‘I’m your Princi-pal!’ screams the poster on the school wall. Next to it, Santa flashes a winning cardboard smile. Such cheeriness is in otherwise woefully short supply in the ‘small American town’ where Dr. Jenniffer Stillman has started her job as school therapist. Stillman is played by Nastassja Kinski, who is utterly wonderful – and very patient, for most of her new co-workers appear, on first meetings, to be ignorant bullies.
The local town doctor’s son Benjamin James McCann (Bobby Edner) is the victim of frequent mistreatment from both pupils and teachers. He’s transfixed by sci-fi and horror and appears top exhibit increasing telepathic powers. An adopted child, the impression given is that Ben is waiting for his real ‘alien’ father to come and take him away.

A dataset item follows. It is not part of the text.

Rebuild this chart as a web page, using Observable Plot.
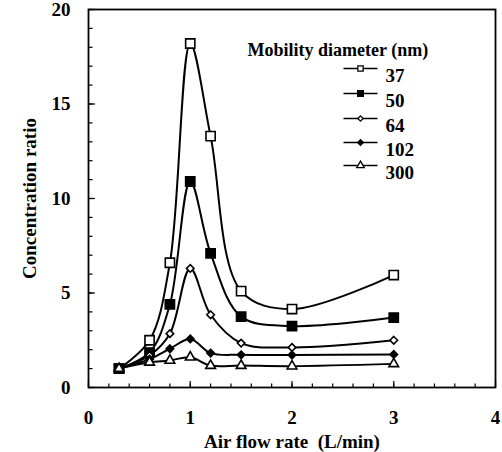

When the more boisterous idiots that make up the town end up being killed by a dripping, tentacle creature, it seems likely that what Ben is saying just may be true. In true ‘Salems Lot’ style, we are treated to the indiscretions of otherwise ‘respectable’ townsfolk that are paled into insignificance when compared to the new threat. Inevitably, those same respectable townsfolk rise up, furious, and take their guns, comb the land, shouting, ‘find this thing … and kill it!’
It is hard not to side with the alien in the woods, dripping and tentacled though he is. Possibly the film-makers thought so too because the ending is a satisfying one. ‘The Day the World Ended’ is an ambitious title for what is a TV movie whose style could slot easily into the schedules at any time since the mid-1980’s. Whilst Kinski is rather better than the material given her, this is enjoyable, if mainly mild stuff, with the very occasional expletive or moment of gore thrown in.